## Begin

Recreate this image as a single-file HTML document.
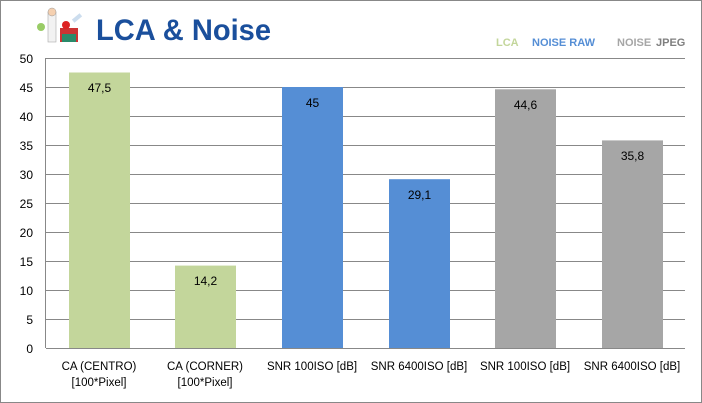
<!DOCTYPE html>
<html><head><meta charset="utf-8"><style>
html,body{margin:0;padding:0;background:#fff}
svg{display:block}
text{font-family:"Liberation Sans",sans-serif}
</style></head><body>
<svg width="702" height="403" viewBox="0 0 702 403" xmlns="http://www.w3.org/2000/svg">
<rect x="0.5" y="0.5" width="701" height="402" fill="#fff" stroke="#888" stroke-width="1"/>
<!-- icon -->
<g>
<rect x="48" y="12" width="8" height="30" fill="#f2f2f2" stroke="#aaa" stroke-width="0.6"/>
<circle cx="52" cy="12" r="4" fill="#f5d0b0" stroke="#999" stroke-width="0.5"/>
<circle cx="41" cy="27" r="4" fill="#9c6" />
<rect x="60" y="28" width="18" height="14" fill="#c33"/>
<rect x="62" y="34" width="14" height="8" fill="#2a8a6a"/>
<circle cx="66" cy="25" r="4" fill="#d22"/>
<rect x="72" y="16" width="10" height="4" fill="#cde" transform="rotate(-40 77 18)"/>
</g>
<text x="96" y="40" font-size="30" font-weight="bold" fill="#1a4f9c" font-family="'DejaVu Sans','Liberation Sans',sans-serif" textLength="175" lengthAdjust="spacingAndGlyphs">LCA &amp; Noise</text>
<text x="496" y="46" font-size="11" font-weight="bold" fill="#c3d69b">LCA</text>
<text x="532" y="46" font-size="11" font-weight="bold" fill="#558ed5">NOISE RAW</text>
<text x="617" y="46" font-size="11" font-weight="bold" fill="#a6a6a6">NOISE</text>
<text x="656" y="46" font-size="11" font-weight="bold" fill="#7f7f7f">JPEG</text>
<!-- grid -->
<g stroke="#888" stroke-width="1">
<line x1="46" y1="58.5" x2="685" y2="58.5"/>
<line x1="46" y1="87.5" x2="685" y2="87.5"/>
<line x1="46" y1="116.5" x2="685" y2="116.5"/>
<line x1="46" y1="145.5" x2="685" y2="145.5"/>
<line x1="46" y1="174.5" x2="685" y2="174.5"/>
<line x1="46" y1="203.5" x2="685" y2="203.5"/>
<line x1="46" y1="232.5" x2="685" y2="232.5"/>
<line x1="46" y1="261.5" x2="685" y2="261.5"/>
<line x1="46" y1="290.5" x2="685" y2="290.5"/>
<line x1="46" y1="319.5" x2="685" y2="319.5"/>
<line x1="46" y1="348.5" x2="685" y2="348.5"/>
<line x1="45.5" y1="58" x2="45.5" y2="348"/>
</g>
<g font-size="12" fill="#000" text-anchor="end">
<text x="33" y="63">50</text><text x="33" y="92">45</text><text x="33" y="121">40</text>
<text x="33" y="150">35</text><text x="33" y="179">30</text><text x="33" y="208">25</text>
<text x="33" y="237">20</text><text x="33" y="266">15</text><text x="33" y="295">10</text>
<text x="33" y="324">5</text><text x="33" y="353">0</text>
</g>
<rect x="69" y="72.5" width="61" height="275.5" fill="#c3d69b"/>
<rect x="175" y="265.6" width="61" height="82.4" fill="#c3d69b"/>
<rect x="282" y="87" width="61" height="261" fill="#558ed5"/>
<rect x="389" y="179.2" width="61" height="168.8" fill="#558ed5"/>
<rect x="495" y="89.3" width="61" height="258.7" fill="#a6a6a6"/>
<rect x="602" y="140.4" width="61" height="207.6" fill="#a6a6a6"/>
<g font-size="12" fill="#000" text-anchor="middle">
<text x="99.5" y="92">47,5</text>
<text x="205.5" y="285">14,2</text>
<text x="312.5" y="107">45</text>
<text x="419.5" y="199">29,1</text>
<text x="525.5" y="109">44,6</text>
<text x="632.5" y="160">35,8</text>
</g>
<g font-size="11.5" fill="#000" text-anchor="middle">
<text x="99" y="370">CA (CENTRO)</text><text x="99" y="386">[100*Pixel]</text>
<text x="205" y="370">CA (CORNER)</text><text x="205" y="386">[100*Pixel]</text>
<text x="312" y="370">SNR 100ISO [dB]</text>
<text x="419" y="370">SNR 6400ISO [dB]</text>
<text x="525" y="370">SNR 100ISO [dB]</text>
<text x="632" y="370">SNR 6400ISO [dB]</text>
</g>
</svg>
</body></html>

## End

**Exercise task**
Please set down each line of the data above exactly as written, without the pictures.

**Final result**
Recreate this image as a single-file HTML document.
<!DOCTYPE html>
<html><head><meta charset="utf-8"><style>
html,body{margin:0;padding:0;background:#fff}
svg{display:block}
text{font-family:"Liberation Sans",sans-serif}
</style></head><body>
<svg width="702" height="403" viewBox="0 0 702 403" xmlns="http://www.w3.org/2000/svg">
<rect x="0.5" y="0.5" width="701" height="402" fill="#fff" stroke="#888" stroke-width="1"/>
<!-- icon -->
<g>
<rect x="48" y="12" width="8" height="30" fill="#f2f2f2" stroke="#aaa" stroke-width="0.6"/>
<circle cx="52" cy="12" r="4" fill="#f5d0b0" stroke="#999" stroke-width="0.5"/>
<circle cx="41" cy="27" r="4" fill="#9c6" />
<rect x="60" y="28" width="18" height="14" fill="#c33"/>
<rect x="62" y="34" width="14" height="8" fill="#2a8a6a"/>
<circle cx="66" cy="25" r="4" fill="#d22"/>
<rect x="72" y="16" width="10" height="4" fill="#cde" transform="rotate(-40 77 18)"/>
</g>
<text x="96" y="40" font-size="30" font-weight="bold" fill="#1a4f9c" font-family="'DejaVu Sans','Liberation Sans',sans-serif" textLength="175" lengthAdjust="spacingAndGlyphs">LCA &amp; Noise</text>
<text x="496" y="46" font-size="11" font-weight="bold" fill="#c3d69b">LCA</text>
<text x="532" y="46" font-size="11" font-weight="bold" fill="#558ed5">NOISE RAW</text>
<text x="617" y="46" font-size="11" font-weight="bold" fill="#a6a6a6">NOISE</text>
<text x="656" y="46" font-size="11" font-weight="bold" fill="#7f7f7f">JPEG</text>
<!-- grid -->
<g stroke="#888" stroke-width="1">
<line x1="46" y1="58.5" x2="685" y2="58.5"/>
<line x1="46" y1="87.5" x2="685" y2="87.5"/>
<line x1="46" y1="116.5" x2="685" y2="116.5"/>
<line x1="46" y1="145.5" x2="685" y2="145.5"/>
<line x1="46" y1="174.5" x2="685" y2="174.5"/>
<line x1="46" y1="203.5" x2="685" y2="203.5"/>
<line x1="46" y1="232.5" x2="685" y2="232.5"/>
<line x1="46" y1="261.5" x2="685" y2="261.5"/>
<line x1="46" y1="290.5" x2="685" y2="290.5"/>
<line x1="46" y1="319.5" x2="685" y2="319.5"/>
<line x1="46" y1="348.5" x2="685" y2="348.5"/>
<line x1="45.5" y1="58" x2="45.5" y2="348"/>
</g>
<g font-size="12" fill="#000" text-anchor="end">
<text x="33" y="63">50</text><text x="33" y="92">45</text><text x="33" y="121">40</text>
<text x="33" y="150">35</text><text x="33" y="179">30</text><text x="33" y="208">25</text>
<text x="33" y="237">20</text><text x="33" y="266">15</text><text x="33" y="295">10</text>
<text x="33" y="324">5</text><text x="33" y="353">0</text>
</g>
<rect x="69" y="72.5" width="61" height="275.5" fill="#c3d69b"/>
<rect x="175" y="265.6" width="61" height="82.4" fill="#c3d69b"/>
<rect x="282" y="87" width="61" height="261" fill="#558ed5"/>
<rect x="389" y="179.2" width="61" height="168.8" fill="#558ed5"/>
<rect x="495" y="89.3" width="61" height="258.7" fill="#a6a6a6"/>
<rect x="602" y="140.4" width="61" height="207.6" fill="#a6a6a6"/>
<g font-size="12" fill="#000" text-anchor="middle">
<text x="99.5" y="92">47,5</text>
<text x="205.5" y="285">14,2</text>
<text x="312.5" y="107">45</text>
<text x="419.5" y="199">29,1</text>
<text x="525.5" y="109">44,6</text>
<text x="632.5" y="160">35,8</text>
</g>
<g font-size="11.5" fill="#000" text-anchor="middle">
<text x="99" y="370">CA (CENTRO)</text><text x="99" y="386">[100*Pixel]</text>
<text x="205" y="370">CA (CORNER)</text><text x="205" y="386">[100*Pixel]</text>
<text x="312" y="370">SNR 100ISO [dB]</text>
<text x="419" y="370">SNR 6400ISO [dB]</text>
<text x="525" y="370">SNR 100ISO [dB]</text>
<text x="632" y="370">SNR 6400ISO [dB]</text>
</g>
</svg>
</body></html>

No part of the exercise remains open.